Vivir en Camboya

Las últimas semanas de mi vida las he pasado en

Camboya. Está en el hemisferio norte,  pero he tenido la sensación de estar disfrutando del verano durante este tiempo. Camboya es el hermano pobre de Vietnam y Tailandia, y aunque sus gentes vistan camisetas de los mejores equipos de fútbol europeos, desconocen tanto nuestra realidad como nosotros la suya.

Llegar hasta

Siem Reap supone estar un día entre aviones y aeropuertos. Salí de Barcelona a la una del mediodía y llegué a Camboya sobre las ocho de la noche. Los primeros tres días no fueron fáciles, estaba aturdido, y al jet lag se le sumaron el calor, los olores y el ruido.

El calor es constante, no cesa ni un segundo. Te acompaña a (casi) todas partes. Camboya es un país pobre, muy pobre, así que el aire acondicionado no es algo habitual.
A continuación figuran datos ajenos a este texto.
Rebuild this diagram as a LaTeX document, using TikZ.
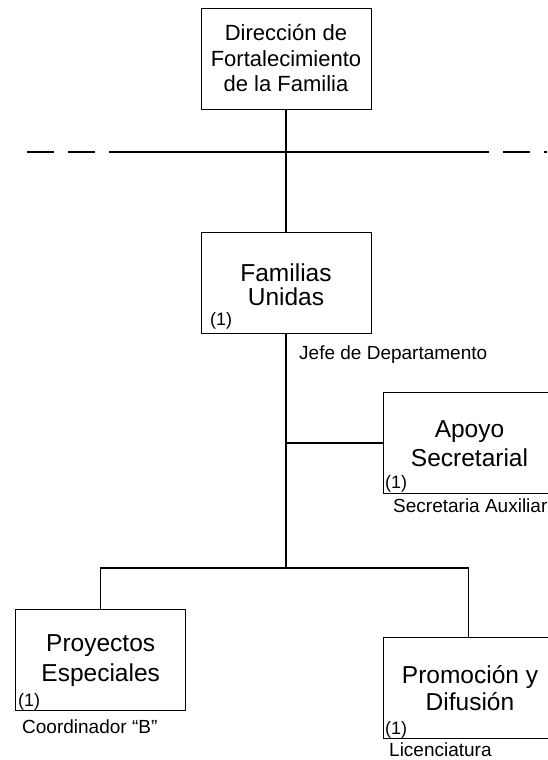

Me sorprendió el clima, pero llegué justo al final de la estación de las lluvias y viví el inicio de la estación seca-fría. Vamos, que la estación seca-cálida y la húmeda-cálida por suerte me las ahorré.

Los olores no siempre son agradables. Pensad que no existe un servicio de recogida de basuras público. Solo hay una empresa privada que recoge algunos días la basura de quien paga. Mucha gente lo suple quemando sus residuos en el patio. Varias veces me desperté antes de las seis de la mañana con el olor de plástico quemado (entre otras cosas) del vecino. Tardé en darme cuenta que la gente dejaba la basura en la calle, y con tanto calor huele mal rápido… y con los días puede oler realmente mal.

El ruido es constante: el de coches, motos, motores, perros ladrando, gatos maullando, música de discoteca a todo volumen, música del templo budista en horarios poco habituales, la llamada al rezo desde la mezquita, etc. En la ciudad no hay descanso. Cuesta encontrar una vía para dormir.

Llegué un jueves y hasta el domingo sentía que debía huir de allí lo antes posible. Pero todo cambió cuando fui a las afueras de la ciudad a pasar el día en un resort. Era la primera vez en mi vida que estaba en un lugar tan bonito y tranquilo, contaba con piscinas y todo tipo de complementos para el relax. Allí descubrí que cosas que en Barcelona no podría permitirme en Camboya las podía hacer por muy poco dinero.

Existe un gran contraste entre los espacios que hay para la gente autóctona y los que existen para los extranjeros, los precios de los productos son las barreras invisibles para separar ambos mundos. La segregación es económica, no racial. Los hijos de las familias acomodadas camboyanas empiezan a frecuentar espacios que hasta hace poco únicamente había extranjeros.

En Siem Reap, al igual que en el resto del país, existe un sistema neoliberal anárquico. No hay alumbrado, no hay ninguna planificación urbanística, no hay parques públicos (hay un parque en toda la ciudad, los jardines del palacio real), no hay ninguna restricción para construir, no se aplican ni se cumplen normas de circulación para vehículos. Es lo más parecido al

Far West.

En la calle donde vivía, había un hotel a un lado, delante otro, y estaban construyendo otro. Ir en bici era jugarse el pellejo y confiar en el caos. Vi y escuche pocos accidentes en comparación a lo que podría llegar a suceder. ¿Se imaginan ver una motocicleta con dos adultos y tres niños en contra dirección sorteando coches y bicicletas? ¿Se imaginan conductores de todos los vehículos conduciendo mientras con una mano sujetan el teléfono y miran el cielo? Pues todo eso y mucho más sucede cada día con total normalidad.

El país es joven, muy joven, están cansados de ser conocidos por los Jemeres Rojos, ellos prefieren que la gente les vea como los herederos de Angkor, la gran civilización que reinó Indochina entre el 802 y el 1463. La dificultad que tienen para hacer frente al día a día les limita, y cuando sean conscientes de que son la mano barata del mundo los palacios temblarán.